Donald Trump, Jr. is in a lot of trouble. While his father was campaigning for the US Presidential election last year, he had a shady meeting with a Russian lawyer to try and get information he could use against Hillary Clinton’s rival campaign, which was a bad idea indeed. He didn’t even get the information he wanted, so the plot didn’t work exactly in Trump, Jr.’s favour. However, a few days after the meeting, Russia hacked the Democratic National Committee and leaked thousands of potentially incriminating emails, which some say swung the result of the election, so that’s being looked into.
Trump, Jr. forced to release emails
Trump, Jr. has been forced to post the emails in question, which reveal how enthusiastic he was to work with the Russian government to use illegitimate means to smear Hillary Clinton’s campaign to give his dad a boost in the election race. Laws of campaigning may have been broken here, so it’s being investigated by the Senate Intelligence Committee in order to get to the bottom of it. See, this is known as a hostile act by a foreign power, so senior Trump officials should’ve said something before it came to light.
According to Trump, Jr. himself, he could’ve handled the Russia meeting better (i.e. not done it at all in the first place). He said he did not disclose information about his meeting with the Russian lawyer to his dad because, in his words, “it was a nothing.” The emails show that the purpose of this “nothing” meeting with “the crown prosecutor of Russia” was “to provide the Trump campaign with some official documents and information that would incriminate Hillary and her dealings with Russia and would be very useful” to the Trump campaign.
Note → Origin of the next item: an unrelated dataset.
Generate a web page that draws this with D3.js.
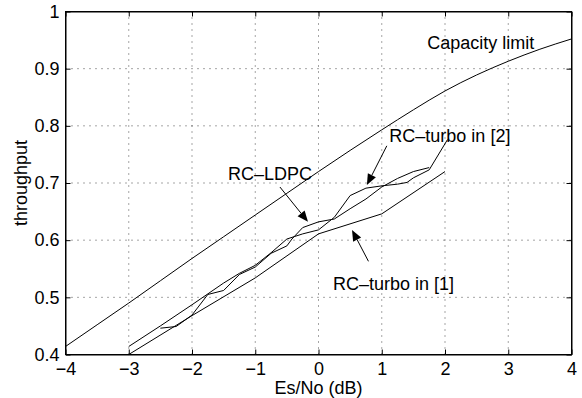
<!DOCTYPE html>
<html><head><meta charset="utf-8">
<script src="https://cdn.jsdelivr.net/npm/d3@7"></script>
<style>
html,body{margin:0;padding:0;background:#fff;}
text{font-family:"Liberation Sans",Arial,Helvetica,sans-serif;}
</style></head>
<body><svg id="c" width="582" height="398"></svg>
<script>
// ---- data ----
const xTicks = [-4,-3,-2,-1,0,1,2,3,4];
const yTicks = [0.4,0.5,0.6,0.7,0.8,0.9,1];
const yTickLabels = ["0.4","0.5","0.6","0.7","0.8","0.9","1"];
const xLabel = "Es/No (dB)";
const yLabel = "throughput";

const capX = [-4,-3.5,-3,-2.5,-2,-1.5,-1,-0.5,0,0.5,1,1.5,2,2.5,3,3.5,4];
const capY = [0.414,0.452,0.490,0.529,0.568,0.606,0.644,0.682,0.720,0.757,0.793,0.828,0.861,0.889,0.913,0.934,0.952];

const turbo1X = [-3,-2,-1,0,1,2];
const turbo1Y = [0.400,0.468,0.534,0.611,0.646,0.720];

const turbo2X = [-3,-2.5,-2,-1.5,-1.25,-1,-0.75,-0.5,-0.25,0,0.25,0.5,0.75,1.0,1.25,1.4,1.5,1.75,2.04];
const turbo2Y = [0.414,0.450,0.487,0.525,0.542,0.556,0.578,0.602,0.611,0.618,0.640,0.678,0.691,0.695,0.698,0.701,0.709,0.723,0.776];

const ldpcX = [-2.5,-2.25,-2.0,-1.75,-1.5,-1.25,-1.0,-0.75,-0.5,-0.42,-0.25,0,0.25,0.5,0.75,1.0,1.25,1.5,1.75];
const ldpcY = [0.446,0.449,0.469,0.505,0.512,0.540,0.553,0.577,0.590,0.602,0.622,0.632,0.637,0.655,0.672,0.693,0.708,0.720,0.727];

// annotations (data coordinates)
const labelTexts = ["Capacity limit","RC\u2013turbo in [2]","RC\u2013LDPC","RC\u2013turbo in [1]"];
const labelX = [1.72, 1.12, -1.43, 0.23];
const labelY = [0.935, 0.771, 0.706, 0.5125];
const arrowFromX = [1.08, -0.61, 0.79];
const arrowFromY = [0.765, 0.693, 0.563];
const arrowToX = [0.765, -0.166, 0.53];
const arrowToY = [0.6965, 0.632, 0.618];

// ---- drawing ----
const svg = d3.select("#c");
const x = d3.scaleLinear().domain([-4,4]).range([65.5,571.5]);
const y = d3.scaleLinear().domain([0.4,1]).range([354.5,11.5]);
const FS = 18;

// grid
const g = svg.append("g");
g.selectAll(".gx").data(xTicks.slice(1,-1)).enter().append("line")
  .attr("x1",d=>x(d)).attr("x2",d=>x(d)).attr("y1",y(0.4)).attr("y2",y(1))
  .attr("stroke","#000").attr("stroke-width",1).attr("stroke-dasharray","1,5").attr("opacity",0.7);
g.selectAll(".gy").data(yTicks.slice(1,-1)).enter().append("line")
  .attr("y1",d=>y(d)).attr("y2",d=>y(d)).attr("x1",x(-4)).attr("x2",x(4))
  .attr("stroke","#000").attr("stroke-width",1).attr("stroke-dasharray","1,5").attr("opacity",0.7);

// axes
const fmtX = d => d<0 ? "\u2212"+Math.abs(d) : String(d);
const ax = svg.append("g").attr("transform",`translate(0,${y(0.4)})`)
  .call(d3.axisBottom(x).tickValues(xTicks).tickFormat(fmtX).tickSizeInner(-5).tickSizeOuter(0).tickPadding(8));
const ay = svg.append("g").attr("transform",`translate(${x(-4)},0)`)
  .call(d3.axisLeft(y).tickValues(yTicks).tickFormat((d,i)=>yTickLabels[i]).tickSizeInner(-5).tickSizeOuter(0).tickPadding(6));
const at = svg.append("g").attr("transform",`translate(0,${y(1)})`)
  .call(d3.axisTop(x).tickValues(xTicks).tickFormat("").tickSizeInner(-5).tickSizeOuter(0));
const ar = svg.append("g").attr("transform",`translate(${x(4)},0)`)
  .call(d3.axisRight(y).tickValues(yTicks).tickFormat("").tickSizeInner(-5).tickSizeOuter(0));
[ax,ay,at,ar].forEach(a=>{
  a.selectAll("text").attr("font-size",FS).attr("fill","#000").style("font-family","'Liberation Sans',Arial,sans-serif");
  a.selectAll("line").attr("stroke","#000");
  a.select(".domain").attr("stroke","#000");
});

// box
svg.append("rect").attr("x",x(-4)).attr("y",y(1)).attr("width",x(4)-x(-4)).attr("height",y(0.4)-y(1))
  .attr("fill","none").attr("stroke","#000").attr("stroke-width",1);

// axis labels
svg.append("text").attr("x",(x(-4)+x(4))/2).attr("y",394).attr("text-anchor","middle")
  .attr("font-size",FS).text(xLabel);
svg.append("text").attr("transform",`translate(27,${(y(0.4)+y(1))/2}) rotate(-90)`).attr("text-anchor","middle")
  .attr("font-size",FS).text(yLabel);

// curves
const lineSmooth = d3.line().x(d=>x(d[0])).y(d=>y(d[1])).curve(d3.curveMonotoneX);
const line = d3.line().x(d=>x(d[0])).y(d=>y(d[1]));
svg.append("path").datum(capX.map((v,i)=>[v,capY[i]])).attr("d",lineSmooth)
  .attr("fill","none").attr("stroke","#000").attr("stroke-width",1);
const series = [[turbo1X,turbo1Y],[turbo2X,turbo2Y],[ldpcX,ldpcY]];
series.forEach(([xs,ys])=>{
  svg.append("path").datum(xs.map((v,i)=>[v,ys[i]])).attr("d",line)
    .attr("fill","none").attr("stroke","#000").attr("stroke-width",1);
});

// labels
labelTexts.forEach((t,i)=>{
  svg.append("text").attr("x",x(labelX[i])).attr("y",y(labelY[i])).attr("font-size",FS).text(t);
});

// arrows
arrowFromX.forEach((fx,i)=>{
  const x1=x(fx), y1=y(arrowFromY[i]), x2=x(arrowToX[i]), y2=y(arrowToY[i]);
  const ang=Math.atan2(y2-y1,x2-x1), L=11, W=4.5;
  const bx=x2-L*Math.cos(ang), by=y2-L*Math.sin(ang);
  svg.append("line").attr("x1",x1).attr("y1",y1).attr("x2",bx).attr("y2",by).attr("stroke","#000").attr("stroke-width",1);
  const p=[[x2,y2],[bx+W*Math.sin(ang),by-W*Math.cos(ang)],[bx-W*Math.sin(ang),by+W*Math.cos(ang)]];
  svg.append("path").attr("d","M"+p.map(q=>q.join(",")).join("L")+"Z").attr("fill","#000");
});
</script></body></html>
The US political world responds
Pundits and politicians from all walks of the American political arena have been speaking out about the Trump, Jr. Russia situation. The Republicans have remained mostly silent, perhaps hoping the situation will just go away. But some of them have spoken out, still, and the Democrats most certainly have made their opinions known.
Senator Marco Rubio, who’s on the Senate Intelligence Committee and ran against Trump in last year’s Republican primaries, has pretty much pinned everything with a “criminal element” re: the Russia meeting on Trump’s counsel Bob Mueller. He also said that Mueller “will have to determine” himself whether or not Trump, Jr. wanted to collude with the Russian government.
He added that he’s working on a report for the Senate Intelligence Committee that will determine the extent to which “the Russians interfered in our elections and the tactics they used” and that this situation with the Trump, Jr. emails will be “insightful in that regard.”
Hillary Clinton’s running mate has also responded
Tim Kaine had the strongest response to the Trump, Jr. emails. This is unsurprising as Kaine was Hillary Clinton’s running mate in last year’s Presidential election, so the campaign that Trump, Jr. hoped to use Russian intelligence to smear was just as much Kaine’s and it was Clinton’s. If Hillary Clinton is the anti-Donald Trump, then Tim Kaine is the anti-Mike Pence. He told CNN that the Trump, Jr.
situation is “beyond obstruction of justice.”
Obstruction of justice, of course, is the unconstitutional act that Democrats in Congress have been hanging on to in the hopes of using it to get President Trump impeached, since he fired FBI Director James Comey for investigating the potential Trump/Russia collusion. But Kaine said that this is going “beyond” that, and instead “moving into perjury, false statements, and even potentially treason.” Treason! That’s the big one. Kaine did say that “nothing is proven yet,” but we’ll see. It’s a good step forward in the right direction. Democratic Representative Seth Moulton of Massachusetts, who fought in the war in Iraq, has also accused Trump of treason. He tweeted, “If this isn’t treasonous, I’m not sure what is.”